New Mexico is the land of enchantment and is really beautiful. I was able to be there during a few days with bright blue skies and stark white crosses on top of churches. Who doesn’t love a white cross against a bright blue sky?
I was very excited to go to this special church outside of Santa Fe that supposedly had very special healing powers with this special hold of sand. I really want to believe in that. I have changed the way I view things in life with spiritual healers and mediums and psychics. I now believe in setting intentions in life and putting good things out in the universe. I want to believe that karma happens to people both good and bad. So you can imagine that I also wanted to believe that a pile of dirt could work too.

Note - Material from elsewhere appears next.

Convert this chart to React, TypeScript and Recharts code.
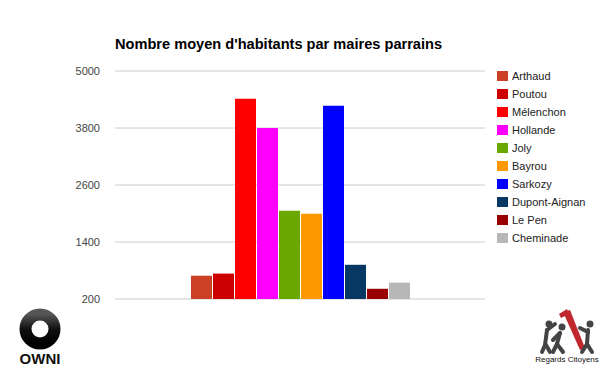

Something happened though when I got to this church. When I pulled in it felt wrong. My heart started beating fast and I was having a bit of trouble breathing. I didn’t want to go in. Something inside me knew that I didn’t belong there.
And I was right. The sign right before you walked into this church said something about this church is dedicated to all the innocent victims of abortion and right then and there my heart sunk to the floor and all I felt was disgust. How could this be a place of healing when the first thing you see is a sign of hate?
I went to the room the sand was in and I took some and put it in a bag. Not because I wanted to be healed. More like I wanted to take it away.
I am happy that it helps people. I am happy that people believe in the church and the sand and all the powers that be. I just couldn’t get past the sign. I sat outside and realized that nature and mountains and water is my healing. I just wanted to see mountains. And as soon as we drove away I could breathe again.